START

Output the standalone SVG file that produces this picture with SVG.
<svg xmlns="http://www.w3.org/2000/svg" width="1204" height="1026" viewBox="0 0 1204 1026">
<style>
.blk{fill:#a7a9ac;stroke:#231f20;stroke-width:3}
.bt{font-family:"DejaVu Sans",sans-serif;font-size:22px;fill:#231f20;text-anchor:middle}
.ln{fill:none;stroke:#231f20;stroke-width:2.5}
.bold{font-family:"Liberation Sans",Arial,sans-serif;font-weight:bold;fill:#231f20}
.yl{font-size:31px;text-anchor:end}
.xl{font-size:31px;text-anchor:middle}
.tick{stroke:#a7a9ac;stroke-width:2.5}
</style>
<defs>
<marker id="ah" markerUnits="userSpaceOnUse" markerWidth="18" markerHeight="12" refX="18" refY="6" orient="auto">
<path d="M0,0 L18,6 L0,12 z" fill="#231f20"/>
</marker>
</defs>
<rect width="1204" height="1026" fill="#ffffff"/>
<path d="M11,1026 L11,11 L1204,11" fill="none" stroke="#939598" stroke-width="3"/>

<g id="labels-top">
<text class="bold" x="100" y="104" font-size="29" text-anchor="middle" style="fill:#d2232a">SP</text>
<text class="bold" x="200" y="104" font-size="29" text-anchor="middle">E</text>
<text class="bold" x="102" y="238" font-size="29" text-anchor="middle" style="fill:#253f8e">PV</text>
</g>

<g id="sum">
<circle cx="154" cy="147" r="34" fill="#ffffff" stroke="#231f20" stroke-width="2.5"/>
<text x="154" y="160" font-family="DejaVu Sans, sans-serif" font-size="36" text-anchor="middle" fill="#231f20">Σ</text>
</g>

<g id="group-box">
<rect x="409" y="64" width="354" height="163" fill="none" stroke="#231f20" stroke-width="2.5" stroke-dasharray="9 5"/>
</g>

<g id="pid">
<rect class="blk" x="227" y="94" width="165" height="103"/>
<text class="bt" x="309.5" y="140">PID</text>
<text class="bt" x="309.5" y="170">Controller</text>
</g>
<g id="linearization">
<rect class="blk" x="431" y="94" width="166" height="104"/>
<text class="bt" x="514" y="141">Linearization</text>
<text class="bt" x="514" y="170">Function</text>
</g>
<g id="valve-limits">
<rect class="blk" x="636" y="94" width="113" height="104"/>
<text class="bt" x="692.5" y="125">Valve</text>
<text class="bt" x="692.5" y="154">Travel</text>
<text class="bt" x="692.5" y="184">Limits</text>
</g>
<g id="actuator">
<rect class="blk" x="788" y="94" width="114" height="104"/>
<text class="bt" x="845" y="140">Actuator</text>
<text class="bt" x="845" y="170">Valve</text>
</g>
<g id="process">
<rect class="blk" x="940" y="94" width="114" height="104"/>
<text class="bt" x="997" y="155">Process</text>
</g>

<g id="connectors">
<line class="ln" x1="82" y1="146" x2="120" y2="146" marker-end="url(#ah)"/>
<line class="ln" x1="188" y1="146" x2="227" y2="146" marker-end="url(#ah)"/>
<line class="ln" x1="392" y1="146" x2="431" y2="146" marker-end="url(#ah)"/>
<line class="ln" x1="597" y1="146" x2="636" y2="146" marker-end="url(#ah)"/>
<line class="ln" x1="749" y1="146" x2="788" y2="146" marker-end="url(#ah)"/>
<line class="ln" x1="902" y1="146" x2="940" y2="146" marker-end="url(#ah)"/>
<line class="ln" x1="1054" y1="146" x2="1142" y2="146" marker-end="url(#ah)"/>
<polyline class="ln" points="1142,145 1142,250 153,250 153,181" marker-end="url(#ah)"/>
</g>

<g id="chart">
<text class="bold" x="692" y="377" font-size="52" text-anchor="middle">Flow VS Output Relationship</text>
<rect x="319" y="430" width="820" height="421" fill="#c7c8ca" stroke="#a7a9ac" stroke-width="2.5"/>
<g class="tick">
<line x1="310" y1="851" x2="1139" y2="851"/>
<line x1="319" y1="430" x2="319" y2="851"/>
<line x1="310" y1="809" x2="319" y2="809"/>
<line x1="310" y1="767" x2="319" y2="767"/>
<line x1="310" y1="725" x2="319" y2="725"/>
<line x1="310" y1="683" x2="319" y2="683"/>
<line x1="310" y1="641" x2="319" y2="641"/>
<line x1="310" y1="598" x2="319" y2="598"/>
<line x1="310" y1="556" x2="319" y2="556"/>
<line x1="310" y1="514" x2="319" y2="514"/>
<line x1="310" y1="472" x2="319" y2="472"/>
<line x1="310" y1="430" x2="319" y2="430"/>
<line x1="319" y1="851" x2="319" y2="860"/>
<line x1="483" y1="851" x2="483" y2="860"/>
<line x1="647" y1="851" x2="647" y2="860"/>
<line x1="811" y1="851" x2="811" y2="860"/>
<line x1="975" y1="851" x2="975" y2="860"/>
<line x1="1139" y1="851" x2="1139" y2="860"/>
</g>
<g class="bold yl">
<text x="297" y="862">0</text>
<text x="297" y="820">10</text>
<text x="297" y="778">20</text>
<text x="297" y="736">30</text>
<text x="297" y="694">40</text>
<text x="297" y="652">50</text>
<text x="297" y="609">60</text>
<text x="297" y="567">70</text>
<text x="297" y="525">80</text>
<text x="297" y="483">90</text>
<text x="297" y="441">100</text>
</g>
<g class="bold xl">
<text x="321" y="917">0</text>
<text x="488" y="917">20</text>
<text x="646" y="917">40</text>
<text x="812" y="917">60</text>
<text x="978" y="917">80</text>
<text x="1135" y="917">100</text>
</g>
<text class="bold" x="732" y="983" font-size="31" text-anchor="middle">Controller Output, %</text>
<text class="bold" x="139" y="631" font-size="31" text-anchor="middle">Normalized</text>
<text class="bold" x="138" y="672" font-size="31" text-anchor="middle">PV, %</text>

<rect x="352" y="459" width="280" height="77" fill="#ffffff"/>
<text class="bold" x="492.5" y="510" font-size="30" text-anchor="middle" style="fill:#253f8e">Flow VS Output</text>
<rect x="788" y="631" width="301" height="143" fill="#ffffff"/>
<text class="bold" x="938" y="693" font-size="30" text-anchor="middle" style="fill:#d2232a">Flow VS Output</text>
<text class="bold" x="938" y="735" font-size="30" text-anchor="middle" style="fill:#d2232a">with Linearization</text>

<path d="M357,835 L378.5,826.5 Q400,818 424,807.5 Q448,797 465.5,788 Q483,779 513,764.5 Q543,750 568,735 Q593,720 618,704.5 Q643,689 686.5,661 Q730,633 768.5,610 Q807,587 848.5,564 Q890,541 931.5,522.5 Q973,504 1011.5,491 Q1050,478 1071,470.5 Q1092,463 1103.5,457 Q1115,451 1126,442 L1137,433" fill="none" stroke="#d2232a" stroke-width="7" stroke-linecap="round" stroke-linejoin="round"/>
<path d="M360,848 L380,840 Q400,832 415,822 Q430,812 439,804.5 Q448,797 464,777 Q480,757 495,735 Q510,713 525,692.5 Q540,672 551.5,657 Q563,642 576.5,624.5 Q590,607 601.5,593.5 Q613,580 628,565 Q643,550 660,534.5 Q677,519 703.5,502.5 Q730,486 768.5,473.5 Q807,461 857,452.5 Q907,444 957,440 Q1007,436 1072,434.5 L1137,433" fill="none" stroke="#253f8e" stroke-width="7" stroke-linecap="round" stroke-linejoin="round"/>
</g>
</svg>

END
START

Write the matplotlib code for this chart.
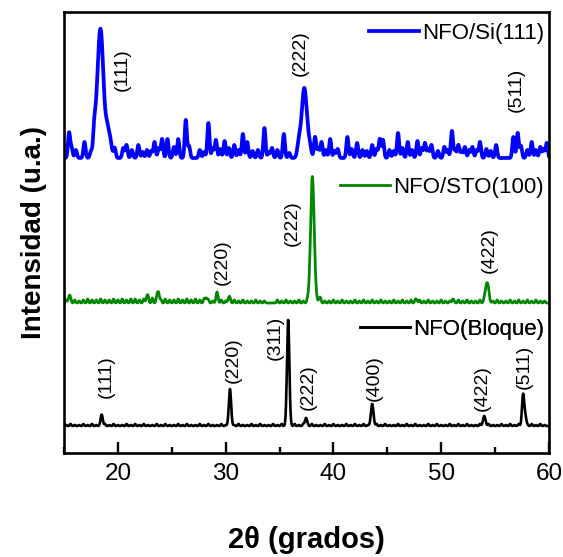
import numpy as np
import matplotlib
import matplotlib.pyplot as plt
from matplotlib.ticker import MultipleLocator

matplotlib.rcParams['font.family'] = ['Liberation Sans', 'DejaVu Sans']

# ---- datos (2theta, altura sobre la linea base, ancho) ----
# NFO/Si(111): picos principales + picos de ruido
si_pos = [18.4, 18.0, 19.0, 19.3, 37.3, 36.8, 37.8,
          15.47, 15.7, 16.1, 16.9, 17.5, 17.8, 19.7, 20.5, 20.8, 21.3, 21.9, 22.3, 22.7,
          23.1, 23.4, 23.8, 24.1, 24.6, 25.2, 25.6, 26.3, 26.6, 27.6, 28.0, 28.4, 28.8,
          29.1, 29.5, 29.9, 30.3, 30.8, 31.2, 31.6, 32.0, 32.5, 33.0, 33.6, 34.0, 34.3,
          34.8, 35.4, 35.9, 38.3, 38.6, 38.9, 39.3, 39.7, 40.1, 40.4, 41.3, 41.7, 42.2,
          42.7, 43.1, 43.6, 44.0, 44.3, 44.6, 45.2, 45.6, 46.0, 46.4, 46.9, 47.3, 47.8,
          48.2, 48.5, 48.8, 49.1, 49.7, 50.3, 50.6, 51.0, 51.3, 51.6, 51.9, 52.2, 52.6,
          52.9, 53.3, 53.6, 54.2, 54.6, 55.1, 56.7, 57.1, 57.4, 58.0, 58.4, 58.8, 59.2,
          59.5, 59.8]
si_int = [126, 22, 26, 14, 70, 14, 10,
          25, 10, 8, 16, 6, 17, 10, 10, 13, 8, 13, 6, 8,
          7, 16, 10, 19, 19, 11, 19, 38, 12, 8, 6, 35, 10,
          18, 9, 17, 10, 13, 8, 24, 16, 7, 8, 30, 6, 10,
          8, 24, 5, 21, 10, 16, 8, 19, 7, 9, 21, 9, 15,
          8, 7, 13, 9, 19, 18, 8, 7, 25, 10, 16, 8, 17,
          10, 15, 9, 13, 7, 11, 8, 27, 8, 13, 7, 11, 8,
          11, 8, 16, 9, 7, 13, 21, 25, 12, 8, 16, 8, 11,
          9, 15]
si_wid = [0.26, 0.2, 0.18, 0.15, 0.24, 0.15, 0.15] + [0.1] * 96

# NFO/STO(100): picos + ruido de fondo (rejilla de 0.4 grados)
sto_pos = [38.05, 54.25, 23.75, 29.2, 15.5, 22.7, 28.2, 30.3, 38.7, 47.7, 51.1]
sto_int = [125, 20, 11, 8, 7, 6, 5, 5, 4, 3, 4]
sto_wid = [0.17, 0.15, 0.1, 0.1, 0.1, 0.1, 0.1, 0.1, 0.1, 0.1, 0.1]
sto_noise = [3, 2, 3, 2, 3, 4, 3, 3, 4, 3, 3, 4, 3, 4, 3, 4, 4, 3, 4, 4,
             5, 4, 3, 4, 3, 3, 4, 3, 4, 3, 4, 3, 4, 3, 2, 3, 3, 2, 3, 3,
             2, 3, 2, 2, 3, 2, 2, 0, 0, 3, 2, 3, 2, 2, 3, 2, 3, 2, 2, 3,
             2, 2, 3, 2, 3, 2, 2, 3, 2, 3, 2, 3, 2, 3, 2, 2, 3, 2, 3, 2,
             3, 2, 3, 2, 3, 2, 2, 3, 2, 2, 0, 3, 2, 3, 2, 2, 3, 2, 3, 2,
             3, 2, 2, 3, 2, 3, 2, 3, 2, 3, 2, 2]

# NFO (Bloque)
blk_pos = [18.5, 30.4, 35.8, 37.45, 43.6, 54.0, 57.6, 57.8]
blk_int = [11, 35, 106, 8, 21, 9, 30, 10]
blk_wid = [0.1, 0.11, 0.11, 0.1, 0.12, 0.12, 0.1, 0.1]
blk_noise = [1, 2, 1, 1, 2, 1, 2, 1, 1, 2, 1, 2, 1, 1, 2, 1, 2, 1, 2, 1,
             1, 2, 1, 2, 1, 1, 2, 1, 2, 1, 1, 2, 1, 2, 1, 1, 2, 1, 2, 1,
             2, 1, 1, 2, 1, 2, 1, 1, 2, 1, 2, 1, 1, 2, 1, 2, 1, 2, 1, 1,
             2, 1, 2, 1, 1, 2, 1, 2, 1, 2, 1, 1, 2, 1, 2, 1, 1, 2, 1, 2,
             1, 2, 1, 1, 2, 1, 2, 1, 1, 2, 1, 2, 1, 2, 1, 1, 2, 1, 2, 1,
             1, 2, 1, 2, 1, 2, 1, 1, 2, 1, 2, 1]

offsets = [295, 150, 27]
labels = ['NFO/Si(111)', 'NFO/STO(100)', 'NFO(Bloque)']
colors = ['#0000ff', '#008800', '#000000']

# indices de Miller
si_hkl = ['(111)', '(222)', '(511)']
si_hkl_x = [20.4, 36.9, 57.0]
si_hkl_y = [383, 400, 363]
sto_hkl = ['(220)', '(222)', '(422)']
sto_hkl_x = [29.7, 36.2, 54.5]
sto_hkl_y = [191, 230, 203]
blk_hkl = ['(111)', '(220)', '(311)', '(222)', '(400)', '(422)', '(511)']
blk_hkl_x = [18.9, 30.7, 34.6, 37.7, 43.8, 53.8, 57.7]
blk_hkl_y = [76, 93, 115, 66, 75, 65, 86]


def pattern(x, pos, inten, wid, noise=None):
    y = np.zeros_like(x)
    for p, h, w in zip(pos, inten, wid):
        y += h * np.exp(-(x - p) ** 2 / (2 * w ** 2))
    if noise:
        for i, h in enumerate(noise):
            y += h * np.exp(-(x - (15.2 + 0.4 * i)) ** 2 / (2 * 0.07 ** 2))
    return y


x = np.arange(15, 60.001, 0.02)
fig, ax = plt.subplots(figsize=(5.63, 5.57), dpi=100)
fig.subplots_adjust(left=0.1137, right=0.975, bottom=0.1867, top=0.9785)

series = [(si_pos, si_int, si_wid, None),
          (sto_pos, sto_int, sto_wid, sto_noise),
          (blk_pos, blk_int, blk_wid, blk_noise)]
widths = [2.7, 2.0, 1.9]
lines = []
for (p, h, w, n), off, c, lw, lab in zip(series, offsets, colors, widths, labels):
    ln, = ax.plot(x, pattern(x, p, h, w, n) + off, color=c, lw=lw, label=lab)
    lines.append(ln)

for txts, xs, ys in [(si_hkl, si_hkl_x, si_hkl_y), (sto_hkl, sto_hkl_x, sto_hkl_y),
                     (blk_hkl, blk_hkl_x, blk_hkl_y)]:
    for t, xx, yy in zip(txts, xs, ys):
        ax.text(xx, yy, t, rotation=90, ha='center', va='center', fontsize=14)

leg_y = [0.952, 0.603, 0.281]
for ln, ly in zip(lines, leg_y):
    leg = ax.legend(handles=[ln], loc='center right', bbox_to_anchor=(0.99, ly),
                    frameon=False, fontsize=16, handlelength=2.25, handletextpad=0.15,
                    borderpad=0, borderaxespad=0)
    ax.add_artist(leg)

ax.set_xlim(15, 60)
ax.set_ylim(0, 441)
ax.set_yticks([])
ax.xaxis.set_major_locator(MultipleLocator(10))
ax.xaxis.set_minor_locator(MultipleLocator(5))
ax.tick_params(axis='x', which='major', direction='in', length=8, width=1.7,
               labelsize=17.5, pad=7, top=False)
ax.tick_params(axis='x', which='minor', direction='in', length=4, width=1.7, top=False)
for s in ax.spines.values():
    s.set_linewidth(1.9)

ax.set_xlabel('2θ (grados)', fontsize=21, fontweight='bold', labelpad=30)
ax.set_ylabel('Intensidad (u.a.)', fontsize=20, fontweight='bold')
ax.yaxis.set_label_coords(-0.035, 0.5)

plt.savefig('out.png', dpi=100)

END

:: REQUIRED WORK ::
Between the line with "Write the matplotlib code for this chart." and the line with "matplotlib.rcParams['font.family'] = ['Liberation", ends included, lies the span to copy exactly; copy nothing else and leave out the pictures.

:: WRITTEN SOLUTION ::
Write the matplotlib code for this chart.
import numpy as np
import matplotlib
import matplotlib.pyplot as plt
from matplotlib.ticker import MultipleLocator

matplotlib.rcParams['font.family'] = ['Liberation Sans', 'DejaVu Sans']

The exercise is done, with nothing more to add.